__Supplied information__.

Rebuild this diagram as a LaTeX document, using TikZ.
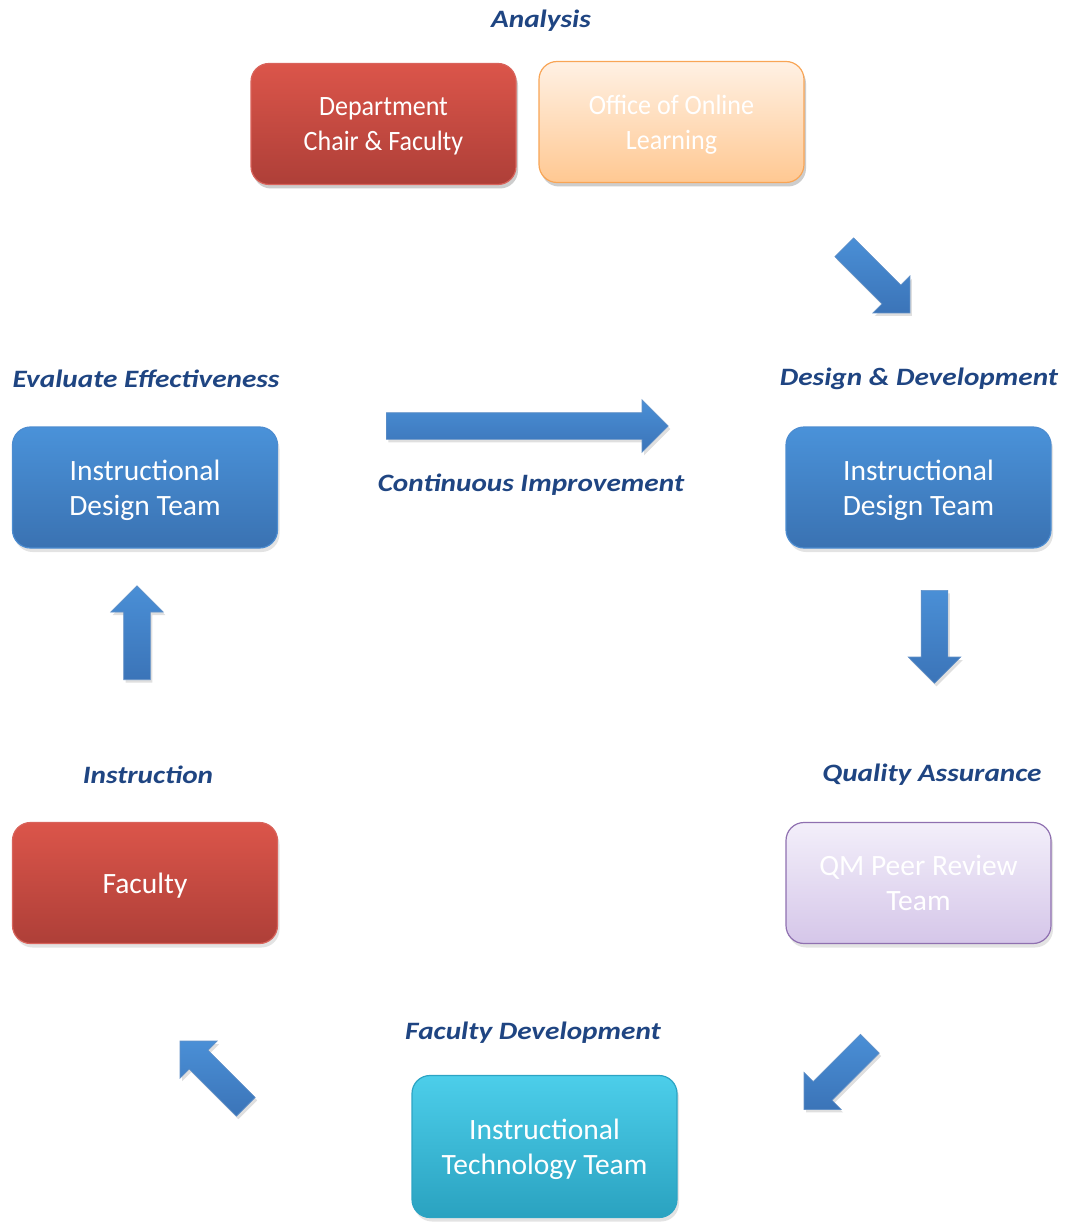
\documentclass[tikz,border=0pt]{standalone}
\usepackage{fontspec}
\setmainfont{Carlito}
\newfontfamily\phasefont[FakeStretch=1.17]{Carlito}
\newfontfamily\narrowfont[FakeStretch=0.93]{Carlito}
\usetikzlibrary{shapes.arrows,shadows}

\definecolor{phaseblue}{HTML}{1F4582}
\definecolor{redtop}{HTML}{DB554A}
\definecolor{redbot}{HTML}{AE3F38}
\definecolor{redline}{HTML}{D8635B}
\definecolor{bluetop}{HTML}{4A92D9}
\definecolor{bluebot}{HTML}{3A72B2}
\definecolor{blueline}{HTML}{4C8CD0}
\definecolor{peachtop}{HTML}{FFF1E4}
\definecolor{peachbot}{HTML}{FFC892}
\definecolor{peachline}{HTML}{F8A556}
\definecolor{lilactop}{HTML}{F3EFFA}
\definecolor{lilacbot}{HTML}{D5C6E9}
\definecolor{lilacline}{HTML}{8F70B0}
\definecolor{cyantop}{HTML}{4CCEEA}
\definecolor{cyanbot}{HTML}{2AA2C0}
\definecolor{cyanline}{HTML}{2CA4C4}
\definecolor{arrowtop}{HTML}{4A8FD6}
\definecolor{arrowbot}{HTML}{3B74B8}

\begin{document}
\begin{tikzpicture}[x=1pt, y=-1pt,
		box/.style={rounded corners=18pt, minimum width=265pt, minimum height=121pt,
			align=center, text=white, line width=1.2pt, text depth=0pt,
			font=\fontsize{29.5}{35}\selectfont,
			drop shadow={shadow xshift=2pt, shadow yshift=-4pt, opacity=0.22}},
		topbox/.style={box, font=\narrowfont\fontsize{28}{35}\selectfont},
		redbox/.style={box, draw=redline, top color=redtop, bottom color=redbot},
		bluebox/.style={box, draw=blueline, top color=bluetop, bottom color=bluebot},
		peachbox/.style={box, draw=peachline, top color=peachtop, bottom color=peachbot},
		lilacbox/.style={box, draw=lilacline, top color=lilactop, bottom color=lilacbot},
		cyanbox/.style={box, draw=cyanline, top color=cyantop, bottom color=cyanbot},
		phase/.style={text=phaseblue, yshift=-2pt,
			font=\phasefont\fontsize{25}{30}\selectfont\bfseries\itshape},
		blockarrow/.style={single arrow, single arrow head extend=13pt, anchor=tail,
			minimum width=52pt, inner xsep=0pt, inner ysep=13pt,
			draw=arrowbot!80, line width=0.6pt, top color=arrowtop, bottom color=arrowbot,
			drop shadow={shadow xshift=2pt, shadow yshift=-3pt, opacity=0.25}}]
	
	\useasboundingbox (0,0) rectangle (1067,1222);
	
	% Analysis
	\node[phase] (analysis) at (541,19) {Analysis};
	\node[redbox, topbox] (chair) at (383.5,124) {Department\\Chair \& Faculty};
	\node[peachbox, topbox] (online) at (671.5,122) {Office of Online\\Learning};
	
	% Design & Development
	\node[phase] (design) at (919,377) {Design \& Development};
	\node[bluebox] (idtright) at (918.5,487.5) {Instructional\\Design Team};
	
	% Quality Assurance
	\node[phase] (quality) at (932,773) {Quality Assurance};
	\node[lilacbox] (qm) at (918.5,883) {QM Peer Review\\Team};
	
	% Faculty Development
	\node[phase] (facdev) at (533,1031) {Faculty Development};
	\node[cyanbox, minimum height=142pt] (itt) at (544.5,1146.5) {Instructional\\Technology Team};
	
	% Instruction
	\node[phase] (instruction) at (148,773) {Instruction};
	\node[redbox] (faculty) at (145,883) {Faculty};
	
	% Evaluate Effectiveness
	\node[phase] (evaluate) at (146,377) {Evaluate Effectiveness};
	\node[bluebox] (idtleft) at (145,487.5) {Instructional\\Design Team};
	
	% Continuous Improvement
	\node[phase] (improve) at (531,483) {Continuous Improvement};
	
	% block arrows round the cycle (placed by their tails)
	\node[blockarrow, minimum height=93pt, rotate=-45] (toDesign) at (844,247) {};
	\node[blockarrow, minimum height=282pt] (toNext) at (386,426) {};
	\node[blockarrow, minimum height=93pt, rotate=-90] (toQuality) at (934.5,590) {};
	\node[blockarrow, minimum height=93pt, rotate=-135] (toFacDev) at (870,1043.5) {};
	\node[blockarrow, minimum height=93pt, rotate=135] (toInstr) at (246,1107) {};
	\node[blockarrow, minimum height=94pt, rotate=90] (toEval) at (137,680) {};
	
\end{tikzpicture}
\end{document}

__Problem description__.
Copy out all of the data word for word. Do not carry over any picture.

__Full solution__.
Rebuild this diagram as a LaTeX document, using TikZ.
\documentclass[tikz,border=0pt]{standalone}
\usepackage{fontspec}
\setmainfont{Carlito}
\newfontfamily\phasefont[FakeStretch=1.17]{Carlito}
\newfontfamily\narrowfont[FakeStretch=0.93]{Carlito}
\usetikzlibrary{shapes.arrows,shadows}

\definecolor{phaseblue}{HTML}{1F4582}
\definecolor{redtop}{HTML}{DB554A}
\definecolor{redbot}{HTML}{AE3F38}
\definecolor{redline}{HTML}{D8635B}
\definecolor{bluetop}{HTML}{4A92D9}
\definecolor{bluebot}{HTML}{3A72B2}
\definecolor{blueline}{HTML}{4C8CD0}
\definecolor{peachtop}{HTML}{FFF1E4}
\definecolor{peachbot}{HTML}{FFC892}
\definecolor{peachline}{HTML}{F8A556}
\definecolor{lilactop}{HTML}{F3EFFA}
\definecolor{lilacbot}{HTML}{D5C6E9}
\definecolor{lilacline}{HTML}{8F70B0}
\definecolor{cyantop}{HTML}{4CCEEA}
\definecolor{cyanbot}{HTML}{2AA2C0}
\definecolor{cyanline}{HTML}{2CA4C4}
\definecolor{arrowtop}{HTML}{4A8FD6}
\definecolor{arrowbot}{HTML}{3B74B8}

\begin{document}
\begin{tikzpicture}[x=1pt, y=-1pt,
		box/.style={rounded corners=18pt, minimum width=265pt, minimum height=121pt,
			align=center, text=white, line width=1.2pt, text depth=0pt,
			font=\fontsize{29.5}{35}\selectfont,
			drop shadow={shadow xshift=2pt, shadow yshift=-4pt, opacity=0.22}},
		topbox/.style={box, font=\narrowfont\fontsize{28}{35}\selectfont},
		redbox/.style={box, draw=redline, top color=redtop, bottom color=redbot},
		bluebox/.style={box, draw=blueline, top color=bluetop, bottom color=bluebot},
		peachbox/.style={box, draw=peachline, top color=peachtop, bottom color=peachbot},
		lilacbox/.style={box, draw=lilacline, top color=lilactop, bottom color=lilacbot},
		cyanbox/.style={box, draw=cyanline, top color=cyantop, bottom color=cyanbot},
		phase/.style={text=phaseblue, yshift=-2pt,
			font=\phasefont\fontsize{25}{30}\selectfont\bfseries\itshape},
		blockarrow/.style={single arrow, single arrow head extend=13pt, anchor=tail,
			minimum width=52pt, inner xsep=0pt, inner ysep=13pt,
			draw=arrowbot!80, line width=0.6pt, top color=arrowtop, bottom color=arrowbot,
			drop shadow={shadow xshift=2pt, shadow yshift=-3pt, opacity=0.25}}]
	
	\useasboundingbox (0,0) rectangle (1067,1222);
	
	% Analysis
	\node[phase] (analysis) at (541,19) {Analysis};
	\node[redbox, topbox] (chair) at (383.5,124) {Department\\Chair \& Faculty};
	\node[peachbox, topbox] (online) at (671.5,122) {Office of Online\\Learning};
	
	% Design & Development
	\node[phase] (design) at (919,377) {Design \& Development};
	\node[bluebox] (idtright) at (918.5,487.5) {Instructional\\Design Team};
	
	% Quality Assurance
	\node[phase] (quality) at (932,773) {Quality Assurance};
	\node[lilacbox] (qm) at (918.5,883) {QM Peer Review\\Team};
	
	% Faculty Development
	\node[phase] (facdev) at (533,1031) {Faculty Development};
	\node[cyanbox, minimum height=142pt] (itt) at (544.5,1146.5) {Instructional\\Technology Team};
	
	% Instruction
	\node[phase] (instruction) at (148,773) {Instruction};
	\node[redbox] (faculty) at (145,883) {Faculty};
	
	% Evaluate Effectiveness
	\node[phase] (evaluate) at (146,377) {Evaluate Effectiveness};
	\node[bluebox] (idtleft) at (145,487.5) {Instructional\\Design Team};
	
	% Continuous Improvement
	\node[phase] (improve) at (531,483) {Continuous Improvement};
	
	% block arrows round the cycle (placed by their tails)
	\node[blockarrow, minimum height=93pt, rotate=-45] (toDesign) at (844,247) {};
	\node[blockarrow, minimum height=282pt] (toNext) at (386,426) {};
	\node[blockarrow, minimum height=93pt, rotate=-90] (toQuality) at (934.5,590) {};
	\node[blockarrow, minimum height=93pt, rotate=-135] (toFacDev) at (870,1043.5) {};
	\node[blockarrow, minimum height=93pt, rotate=135] (toInstr) at (246,1107) {};
	\node[blockarrow, minimum height=94pt, rotate=90] (toEval) at (137,680) {};
	
\end{tikzpicture}
\end{document}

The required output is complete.